I find it confusing that the only thing that matters to a rational agent is the expectation of utility, i.e., that the details of the probability distribution of utilities do not matter.
I understand that VNM theorem proves that from what seem reasonable axioms, but on the other hand it seems to me that there is nothing irrational about having different risk preferences. Consider the following two scenarios
A: you gain utility 1 with probability 1
B: you gain utility 0 with probability 1⁄2 or utility 2 with probability 1⁄2
According to expected utility, it is irrational to be anything but indifferent to between A and B. This seems wrong to me. I can even go a bit further, consider a third option:
C: you gain utility 0.9 with probability 1
Expected utility says it is irrational to prefer C to B, but this seems perfectly reasonable to me. It’s optimizing for the worst-case instead of the average case. Is there a direct way of showing that preferring B to C is irrational?
This is part of the meaning of ‘utility’. In real life we often have risk-averse strategies where, for example, 100% chance at 100 dollars is preferred to 50% chance of losing 100 dollars and 50% chance of gaining 350 dollars.
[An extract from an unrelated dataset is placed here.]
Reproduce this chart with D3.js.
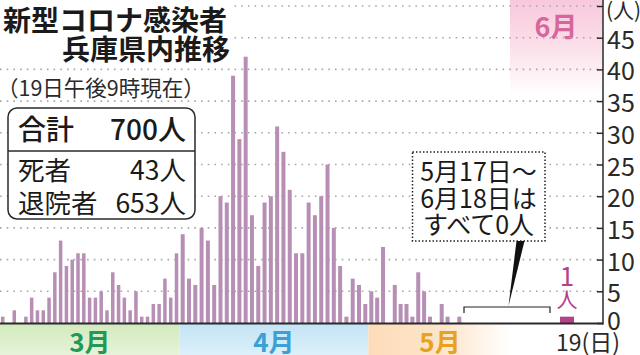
<!DOCTYPE html>
<html><head><meta charset="utf-8">
<script src="https://cdn.jsdelivr.net/npm/d3@7"></script>
<style>
html,body{margin:0;padding:0;background:#fff;}
svg{display:block;}
text{font-family:"Noto Sans CJK JP","Noto Sans",sans-serif;}
</style></head>
<body>
<svg id="chart" width="640" height="355"></svg>
<script>
// ---- data ----
const marchCases = [1,0,2,0,1,4,2,2,4,8,13,9,10,11,11,4,4,5,2,8,6,4,2,5,1,1,3,3,7,4,11];
const aprilCases = [14,7,6,15,13,6,20,19,39,29,42,17,9,19,20,31,27,21,11,11,19,17,20,25,15,9,1,7,6,3];
const mayCases = [5,4,12,0,6,3,3,1,8,5,1,0,3,1,0,1,0,0,0,0,0,0,0,0,0,0,0,0,0,0,0];
const juneCases = [0,0,0,0,0,0,0,0,0,0,0,0,0,0,0,0,0,0,1];
const monthNames = ["3月","4月","5月","6月"];
const yTicks = [0,5,10,15,20,25,30,35,40,45];
const gridValues = [5,10,15,20,25,30,35,40,45,50];
const titleLines = ["新型コロナ感染者","兵庫県内推移"];
const subtitle = "（19日午後9時現在）";
const summaryRows = [["合計","700人"],["死者","43人"],["退院者","653人"]];
const noteLines = ["5月17日～","6月18日は","すべて0人"];

// ---- build table ----
const days = [];
[marchCases, aprilCases, mayCases, juneCases].forEach((arr, m) => {
  arr.forEach((v, d) => days.push({month: m, day: d + 1, value: v}));
});
days.forEach((d, i) => d.i = i);
const lastIdx = days.length - 1;

const svg = d3.select("#chart");

const x = d3.scaleLinear()
  .domain([0, 30, 31, 60, 61, 76, 77, 109, 110])
  .range([2.7, 176.5, 182.7, 365.3, 371.3, 459.3, 465.5, 548, 567]);
const y = d3.scaleLinear().domain([0, 50]).range([323, 6]);
const axisX = 603;

const defs = svg.append("defs");
const g1 = defs.append("linearGradient").attr("id","gGreen").attr("x1",0).attr("y1",0).attr("x2",0).attr("y2",1);
g1.append("stop").attr("offset","0").attr("stop-color","#d3eabd");
g1.append("stop").attr("offset","1").attr("stop-color","#e6f3d8");
const g2 = defs.append("linearGradient").attr("id","gBlue").attr("x1",0).attr("y1",0).attr("x2",0).attr("y2",1);
g2.append("stop").attr("offset","0").attr("stop-color","#c4e4f6");
g2.append("stop").attr("offset","1").attr("stop-color","#dcf0fa");
const g3 = defs.append("linearGradient").attr("id","gOrange").attr("x1",0).attr("y1",0).attr("x2",1).attr("y2",0);
g3.append("stop").attr("offset","0").attr("stop-color","#fcdcb8");
g3.append("stop").attr("offset","0.55").attr("stop-color","#fde6cc");
g3.append("stop").attr("offset","1").attr("stop-color","#ffffff");
const g4 = defs.append("linearGradient").attr("id","gPink").attr("x1",0).attr("y1",0).attr("x2",0).attr("y2",1);
g4.append("stop").attr("offset","0").attr("stop-color","#f8c8dc");
g4.append("stop").attr("offset","0.5").attr("stop-color","#fbe0ea");
g4.append("stop").attr("offset","1").attr("stop-color","#ffffff");

// June band at top
const juneStart = 510;
svg.append("rect").attr("x", juneStart).attr("y", 0).attr("width", axisX - juneStart).attr("height", 95)
  .attr("fill", "url(#gPink)");
svg.append("text").attr("x", 556).attr("y", 25).attr("text-anchor","middle").attr("dominant-baseline","central")
  .attr("font-size", 27).attr("font-weight","bold").attr("fill","#d6679c").text(monthNames[3]);

// gridlines
svg.append("g").selectAll("line").data(gridValues).join("line")
  .attr("x1", 0).attr("x2", axisX - 5)
  .attr("y1", d => y(d)).attr("y2", d => y(d))
  .attr("stroke", "#a8a8a8").attr("stroke-width", 1.6)
  .attr("stroke-dasharray", "1.6 5.1");

// month bands below axis
const bandEdges = [0, (x(30) + x(31)) / 2, (x(60) + x(61)) / 2, juneStart];
const bandFills = ["url(#gGreen)", "url(#gBlue)", "url(#gOrange)"];
const bandText = ["#1f9a5b", "#3aa0d6", "#e8a21c"];
for (let m = 0; m < 3; m++) {
  svg.append("rect").attr("x", bandEdges[m]).attr("y", 324).attr("width", bandEdges[m+1] - bandEdges[m])
    .attr("height", 31).attr("fill", bandFills[m]);
  const cx = m < 2 ? (bandEdges[m] + bandEdges[m+1]) / 2 : 440;
  svg.append("text").attr("x", cx).attr("y", 340).attr("text-anchor","middle").attr("dominant-baseline","central")
    .attr("font-size", 26).attr("font-weight","bold").attr("fill", bandText[m]).text(monthNames[m]);
}

// bars
svg.append("g").selectAll("rect").data(days.filter(d => d.value > 0)).join("rect")
  .attr("x", d => {
    const w = d.i === lastIdx ? 14 : (d.month === 0 ? 3.5 : 4);
    return x(d.i) - w / 2;
  })
  .attr("width", d => d.i === lastIdx ? 14 : (d.month === 0 ? 3.5 : 4))
  .attr("y", d => y(d.value))
  .attr("height", d => y(0) - y(d.value))
  .attr("fill", d => d.i === lastIdx ? "#b4428b" : "#b78fb5");

// baseline
svg.append("line").attr("x1", 0).attr("x2", axisX).attr("y1", y(0) + 0.5).attr("y2", y(0) + 0.5)
  .attr("stroke", "#2a2a2a").attr("stroke-width", 2);

// y axis (right side, labels to the right)
svg.append("line").attr("x1", axisX).attr("x2", axisX).attr("y1", 0).attr("y2", y(0) + 1.5)
  .attr("stroke", "#2a2a2a").attr("stroke-width", 1.5);
const yAxis = d3.axisLeft(y).tickValues(gridValues.concat([0])).tickSize(6).tickFormat("");
const ya = svg.append("g").attr("transform", `translate(${axisX},0)`).call(yAxis);
ya.select(".domain").remove();
ya.selectAll("line").attr("stroke", "#2a2a2a").attr("stroke-width", 1.5);
svg.append("g").selectAll("text").data(yTicks).join("text")
  .attr("x", axisX + 4).attr("y", d => d === 0 ? y(d) - 4 : y(d)).attr("dominant-baseline","central")
  .attr("font-family", "Liberation Sans, Arial, sans-serif")
  .attr("font-size", 25).attr("fill", "#2a2a2a").text(d => d);
svg.append("text").attr("x", axisX + 3).attr("y", 9).attr("dominant-baseline","central")
  .attr("font-size", 21).attr("fill", "#2a2a2a").text("(人)");

// x label 19(日)
svg.append("text").attr("x", x(lastIdx) - 11).attr("y", 341).attr("dominant-baseline","central")
  .attr("font-size", 23).attr("fill", "#2a2a2a").text(`${days[lastIdx].day}(日)`);

// "1人" label
svg.append("text").attr("x", x(lastIdx)).attr("y", 274).attr("text-anchor","middle").attr("dominant-baseline","central")
  .attr("font-size", 26).attr("fill", "#b4428b").text(days[lastIdx].value);
svg.append("text").attr("x", x(lastIdx)).attr("y", 298).attr("text-anchor","middle").attr("dominant-baseline","central")
  .attr("font-size", 21).attr("fill", "#b4428b").text("人");

// bracket for zero period
const bx1 = x(77) - 1.5, bx2 = x(109) + 2;
svg.append("path").attr("d", `M${bx1},313 V307 H${bx2} V313`).attr("fill","none")
  .attr("stroke","#222").attr("stroke-width",1.2);
// pointer wedge
svg.append("path").attr("d", "M516.5,241 L524.5,241 L508.5,306 Z").attr("fill", "#111");
// note box
svg.append("rect").attr("x", 412.5).attr("y", 152).attr("width", 132.5).attr("height", 89)
  .attr("fill", "#fff").attr("stroke", "#222").attr("stroke-width", 1.5).attr("stroke-dasharray", "1.5 2");
svg.append("g").selectAll("text").data(noteLines).join("text")
  .attr("x", 478.5).attr("y", (d, i) => 170 + i * 26.5).attr("text-anchor","middle").attr("dominant-baseline","central")
  .attr("font-family", "Liberation Serif, DejaVu Serif, serif")
  .attr("font-size", 25).attr("fill", "#1a1a1a").text(d => d);

// title block
svg.append("rect").attr("x", 0).attr("y", 0).attr("width", 234).attr("height", 63).attr("fill", "#fff");
svg.append("text").attr("x", 3).attr("y", 18.5).attr("dominant-baseline","central")
  .attr("font-size", 28).attr("font-weight","bold").attr("fill","#1a1a1a").text(titleLines[0]);
svg.append("text").attr("x", 230).attr("y", 47.5).attr("text-anchor","end").attr("dominant-baseline","central")
  .attr("font-size", 28).attr("font-weight","bold").attr("fill","#1a1a1a").text(titleLines[1]);
svg.append("text").attr("x", -3).attr("y", 86).attr("dominant-baseline","central")
  .attr("font-size", 21.5).attr("fill","#2a2a2a").text(subtitle);

// summary box
svg.append("rect").attr("x", 8).attr("y", 108).attr("width", 187).attr("height", 111).attr("rx", 9)
  .attr("fill", "#fff").attr("stroke", "#2a2a2a").attr("stroke-width", 1.5);
svg.append("line").attr("x1", 8).attr("x2", 195).attr("y1", 151).attr("y2", 151)
  .attr("stroke", "#2a2a2a").attr("stroke-width", 1.5);
const rowY = [128, 168.5, 201.5];
const rowSize = [28, 26.5, 26.5];
summaryRows.forEach((r, i) => {
  svg.append("text").attr("x", 18).attr("y", rowY[i]).attr("dominant-baseline","central")
    .attr("font-size", rowSize[i]).attr("font-weight", i === 0 ? 500 : 400).attr("fill","#1a1a1a").text(r[0]);
  svg.append("text").attr("x", 186).attr("y", rowY[i]).attr("text-anchor","end").attr("dominant-baseline","central")
    .attr("font-size", rowSize[i]).attr("font-weight", i === 0 ? 500 : 400).attr("fill","#1a1a1a").text(r[1]);
});
</script>
</body></html>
But, under the assumption that our risk-averse tendencies satisfy the coherence properties from the post, this simply means that our utility is not linear in dollars. As far as I know this captures most of the situations where risk-aversion comes into play: often you simply cannot tolerate extremely negative outliers, meaning that your expected utility is mostly dominated by some large negative terms, and the best possible action is to minimize the probability that these outcomes occur.
Also there is the following: consider the case where you are repeatedly offered bets of the example you give (B versus C). You know this in advance, and are allowed to redesign your decision theory from scratch (but you cannot change the definition of ‘utility’ or the bets being offered). What criteria would you use to determine if B is preferable to C? The law of large numbers(/central limit theorem) states that in the long run with probability 1 the option with higher expected value will give you more utilons, and in fact that this number is the only number you need to figure out which option is the better pick in the long run.
The tricky bit is the question whether this also applies to one-shot problems or not. Maybe there are rational strategies that use, say, the aggregate median instead of the expected value, which has the same limit behaviour. My intuition is that this clashes with what we mean with ‘probability’ - even if this particular problem is a one-off, at least our strategy should generalise to all situations where we talk about probability 1⁄2, and then the law of large numbers applies again. I also suspect that any agent that uses more information to make this decision than the expected value to decide (in particular, occasionally deliberately chooses the option with lower expected utility) can be cheated out of utilons with clever adversarial selections of offers, but this is just a guess.
The tricky bit is the question whether this also applies to one-shot problems or not.
This is the crux. It seems to me that the expected utility frame work means that if you prefer A to B in one time choice, then you must also prefer n repetitions of A to n repetitions of B, because the fact that you have larger variance for n=1 does not matter. This seems intuitively wrong to me.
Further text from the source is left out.